» Given task: Do not include the pictures; repeat the rest of the data exactly.

» Material provided:
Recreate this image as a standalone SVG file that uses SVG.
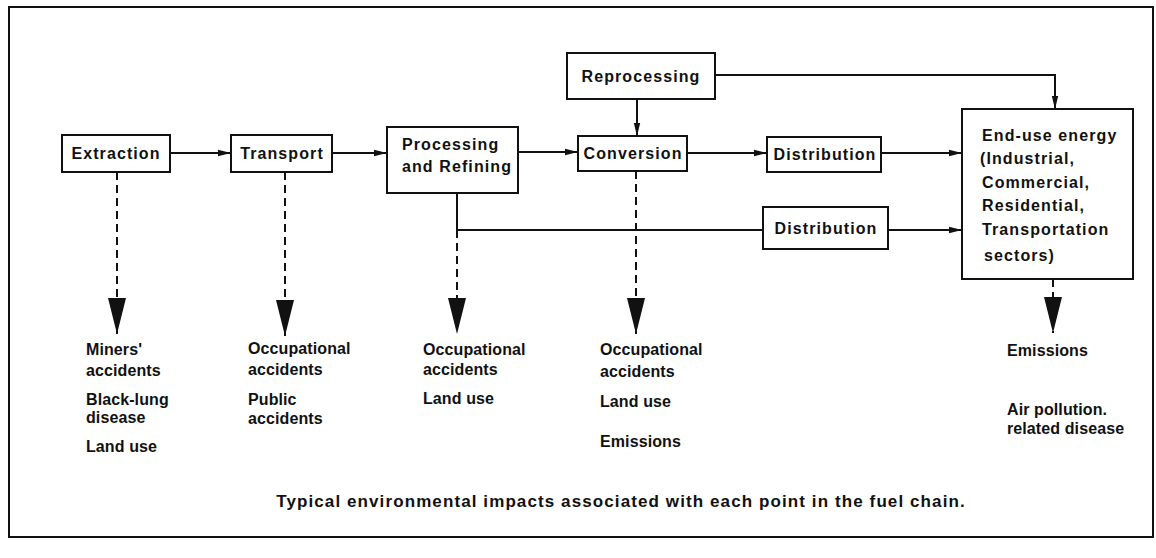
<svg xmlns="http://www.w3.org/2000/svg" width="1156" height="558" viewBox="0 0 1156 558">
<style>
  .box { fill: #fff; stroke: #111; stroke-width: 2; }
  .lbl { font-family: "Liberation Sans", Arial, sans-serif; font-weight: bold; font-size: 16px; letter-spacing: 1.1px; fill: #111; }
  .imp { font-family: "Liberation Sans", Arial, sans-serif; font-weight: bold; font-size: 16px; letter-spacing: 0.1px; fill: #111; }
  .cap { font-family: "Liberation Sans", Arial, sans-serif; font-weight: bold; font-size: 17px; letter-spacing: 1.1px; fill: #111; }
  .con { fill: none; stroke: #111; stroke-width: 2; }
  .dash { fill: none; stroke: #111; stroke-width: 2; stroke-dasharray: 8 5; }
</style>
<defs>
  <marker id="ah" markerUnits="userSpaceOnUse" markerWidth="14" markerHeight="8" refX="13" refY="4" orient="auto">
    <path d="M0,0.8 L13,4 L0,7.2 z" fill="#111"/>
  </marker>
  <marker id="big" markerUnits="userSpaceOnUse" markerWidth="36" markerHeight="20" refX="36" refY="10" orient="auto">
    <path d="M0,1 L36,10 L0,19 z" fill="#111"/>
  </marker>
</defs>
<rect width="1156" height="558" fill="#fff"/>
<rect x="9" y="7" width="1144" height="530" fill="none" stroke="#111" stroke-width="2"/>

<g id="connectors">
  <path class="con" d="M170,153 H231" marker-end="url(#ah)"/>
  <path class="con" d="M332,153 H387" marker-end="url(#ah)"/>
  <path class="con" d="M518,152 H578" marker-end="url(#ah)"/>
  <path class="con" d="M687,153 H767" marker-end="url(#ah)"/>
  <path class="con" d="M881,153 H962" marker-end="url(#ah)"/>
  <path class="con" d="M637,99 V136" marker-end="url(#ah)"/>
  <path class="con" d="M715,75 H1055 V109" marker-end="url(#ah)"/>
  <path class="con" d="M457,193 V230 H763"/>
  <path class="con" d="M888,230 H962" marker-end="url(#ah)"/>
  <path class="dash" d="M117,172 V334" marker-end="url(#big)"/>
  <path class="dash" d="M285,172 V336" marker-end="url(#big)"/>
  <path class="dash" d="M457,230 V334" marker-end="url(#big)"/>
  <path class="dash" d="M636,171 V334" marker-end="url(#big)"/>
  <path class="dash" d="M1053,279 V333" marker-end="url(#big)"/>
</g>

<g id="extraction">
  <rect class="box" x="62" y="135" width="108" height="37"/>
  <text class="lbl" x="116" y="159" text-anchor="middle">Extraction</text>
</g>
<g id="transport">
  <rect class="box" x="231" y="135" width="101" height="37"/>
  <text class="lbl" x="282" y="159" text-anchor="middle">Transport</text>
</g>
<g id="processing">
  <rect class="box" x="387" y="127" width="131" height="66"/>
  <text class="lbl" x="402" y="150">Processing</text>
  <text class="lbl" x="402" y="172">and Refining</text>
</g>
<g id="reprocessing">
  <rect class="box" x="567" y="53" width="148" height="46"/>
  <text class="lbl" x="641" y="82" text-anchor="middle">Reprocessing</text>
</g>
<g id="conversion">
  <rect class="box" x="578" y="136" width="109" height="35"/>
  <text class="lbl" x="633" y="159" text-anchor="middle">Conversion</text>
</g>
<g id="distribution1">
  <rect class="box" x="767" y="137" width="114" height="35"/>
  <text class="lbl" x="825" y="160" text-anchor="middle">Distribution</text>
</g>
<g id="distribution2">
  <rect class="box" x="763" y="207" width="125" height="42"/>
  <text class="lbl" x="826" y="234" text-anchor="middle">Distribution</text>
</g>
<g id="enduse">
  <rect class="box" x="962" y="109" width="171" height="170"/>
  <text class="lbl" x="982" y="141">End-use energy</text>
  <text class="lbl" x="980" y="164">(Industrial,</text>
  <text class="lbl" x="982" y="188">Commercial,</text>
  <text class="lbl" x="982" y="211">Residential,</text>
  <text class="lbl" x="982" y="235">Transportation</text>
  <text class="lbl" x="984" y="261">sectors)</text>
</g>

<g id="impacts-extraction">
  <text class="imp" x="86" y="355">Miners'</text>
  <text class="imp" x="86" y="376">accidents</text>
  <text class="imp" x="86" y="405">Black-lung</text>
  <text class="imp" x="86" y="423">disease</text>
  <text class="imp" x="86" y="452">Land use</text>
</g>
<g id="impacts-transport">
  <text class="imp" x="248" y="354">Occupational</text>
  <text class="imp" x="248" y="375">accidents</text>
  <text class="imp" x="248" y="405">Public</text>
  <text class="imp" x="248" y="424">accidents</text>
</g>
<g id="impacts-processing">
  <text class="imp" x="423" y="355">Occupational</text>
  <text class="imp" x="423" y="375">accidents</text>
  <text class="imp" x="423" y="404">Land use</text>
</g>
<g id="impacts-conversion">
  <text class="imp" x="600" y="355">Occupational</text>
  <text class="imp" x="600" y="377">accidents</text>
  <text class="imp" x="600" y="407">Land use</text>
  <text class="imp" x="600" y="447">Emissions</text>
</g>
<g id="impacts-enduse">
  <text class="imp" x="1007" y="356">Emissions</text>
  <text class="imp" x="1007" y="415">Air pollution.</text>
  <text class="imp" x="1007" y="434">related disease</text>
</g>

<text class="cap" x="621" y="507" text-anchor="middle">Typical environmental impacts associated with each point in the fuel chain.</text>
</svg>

» The solution:
Recreate this image as a standalone SVG file that uses SVG.
<svg xmlns="http://www.w3.org/2000/svg" width="1156" height="558" viewBox="0 0 1156 558">
<style>
  .box { fill: #fff; stroke: #111; stroke-width: 2; }
  .lbl { font-family: "Liberation Sans", Arial, sans-serif; font-weight: bold; font-size: 16px; letter-spacing: 1.1px; fill: #111; }
  .imp { font-family: "Liberation Sans", Arial, sans-serif; font-weight: bold; font-size: 16px; letter-spacing: 0.1px; fill: #111; }
  .cap { font-family: "Liberation Sans", Arial, sans-serif; font-weight: bold; font-size: 17px; letter-spacing: 1.1px; fill: #111; }
  .con { fill: none; stroke: #111; stroke-width: 2; }
  .dash { fill: none; stroke: #111; stroke-width: 2; stroke-dasharray: 8 5; }
</style>
<defs>
  <marker id="ah" markerUnits="userSpaceOnUse" markerWidth="14" markerHeight="8" refX="13" refY="4" orient="auto">
    <path d="M0,0.8 L13,4 L0,7.2 z" fill="#111"/>
  </marker>
  <marker id="big" markerUnits="userSpaceOnUse" markerWidth="36" markerHeight="20" refX="36" refY="10" orient="auto">
    <path d="M0,1 L36,10 L0,19 z" fill="#111"/>
  </marker>
</defs>
<rect width="1156" height="558" fill="#fff"/>
<rect x="9" y="7" width="1144" height="530" fill="none" stroke="#111" stroke-width="2"/>

<g id="connectors">
  <path class="con" d="M170,153 H231" marker-end="url(#ah)"/>
  <path class="con" d="M332,153 H387" marker-end="url(#ah)"/>
  <path class="con" d="M518,152 H578" marker-end="url(#ah)"/>
  <path class="con" d="M687,153 H767" marker-end="url(#ah)"/>
  <path class="con" d="M881,153 H962" marker-end="url(#ah)"/>
  <path class="con" d="M637,99 V136" marker-end="url(#ah)"/>
  <path class="con" d="M715,75 H1055 V109" marker-end="url(#ah)"/>
  <path class="con" d="M457,193 V230 H763"/>
  <path class="con" d="M888,230 H962" marker-end="url(#ah)"/>
  <path class="dash" d="M117,172 V334" marker-end="url(#big)"/>
  <path class="dash" d="M285,172 V336" marker-end="url(#big)"/>
  <path class="dash" d="M457,230 V334" marker-end="url(#big)"/>
  <path class="dash" d="M636,171 V334" marker-end="url(#big)"/>
  <path class="dash" d="M1053,279 V333" marker-end="url(#big)"/>
</g>

<g id="extraction">
  <rect class="box" x="62" y="135" width="108" height="37"/>
  <text class="lbl" x="116" y="159" text-anchor="middle">Extraction</text>
</g>
<g id="transport">
  <rect class="box" x="231" y="135" width="101" height="37"/>
  <text class="lbl" x="282" y="159" text-anchor="middle">Transport</text>
</g>
<g id="processing">
  <rect class="box" x="387" y="127" width="131" height="66"/>
  <text class="lbl" x="402" y="150">Processing</text>
  <text class="lbl" x="402" y="172">and Refining</text>
</g>
<g id="reprocessing">
  <rect class="box" x="567" y="53" width="148" height="46"/>
  <text class="lbl" x="641" y="82" text-anchor="middle">Reprocessing</text>
</g>
<g id="conversion">
  <rect class="box" x="578" y="136" width="109" height="35"/>
  <text class="lbl" x="633" y="159" text-anchor="middle">Conversion</text>
</g>
<g id="distribution1">
  <rect class="box" x="767" y="137" width="114" height="35"/>
  <text class="lbl" x="825" y="160" text-anchor="middle">Distribution</text>
</g>
<g id="distribution2">
  <rect class="box" x="763" y="207" width="125" height="42"/>
  <text class="lbl" x="826" y="234" text-anchor="middle">Distribution</text>
</g>
<g id="enduse">
  <rect class="box" x="962" y="109" width="171" height="170"/>
  <text class="lbl" x="982" y="141">End-use energy</text>
  <text class="lbl" x="980" y="164">(Industrial,</text>
  <text class="lbl" x="982" y="188">Commercial,</text>
  <text class="lbl" x="982" y="211">Residential,</text>
  <text class="lbl" x="982" y="235">Transportation</text>
  <text class="lbl" x="984" y="261">sectors)</text>
</g>

<g id="impacts-extraction">
  <text class="imp" x="86" y="355">Miners'</text>
  <text class="imp" x="86" y="376">accidents</text>
  <text class="imp" x="86" y="405">Black-lung</text>
  <text class="imp" x="86" y="423">disease</text>
  <text class="imp" x="86" y="452">Land use</text>
</g>
<g id="impacts-transport">
  <text class="imp" x="248" y="354">Occupational</text>
  <text class="imp" x="248" y="375">accidents</text>
  <text class="imp" x="248" y="405">Public</text>
  <text class="imp" x="248" y="424">accidents</text>
</g>
<g id="impacts-processing">
  <text class="imp" x="423" y="355">Occupational</text>
  <text class="imp" x="423" y="375">accidents</text>
  <text class="imp" x="423" y="404">Land use</text>
</g>
<g id="impacts-conversion">
  <text class="imp" x="600" y="355">Occupational</text>
  <text class="imp" x="600" y="377">accidents</text>
  <text class="imp" x="600" y="407">Land use</text>
  <text class="imp" x="600" y="447">Emissions</text>
</g>
<g id="impacts-enduse">
  <text class="imp" x="1007" y="356">Emissions</text>
  <text class="imp" x="1007" y="415">Air pollution.</text>
  <text class="imp" x="1007" y="434">related disease</text>
</g>

<text class="cap" x="621" y="507" text-anchor="middle">Typical environmental impacts associated with each point in the fuel chain.</text>
</svg>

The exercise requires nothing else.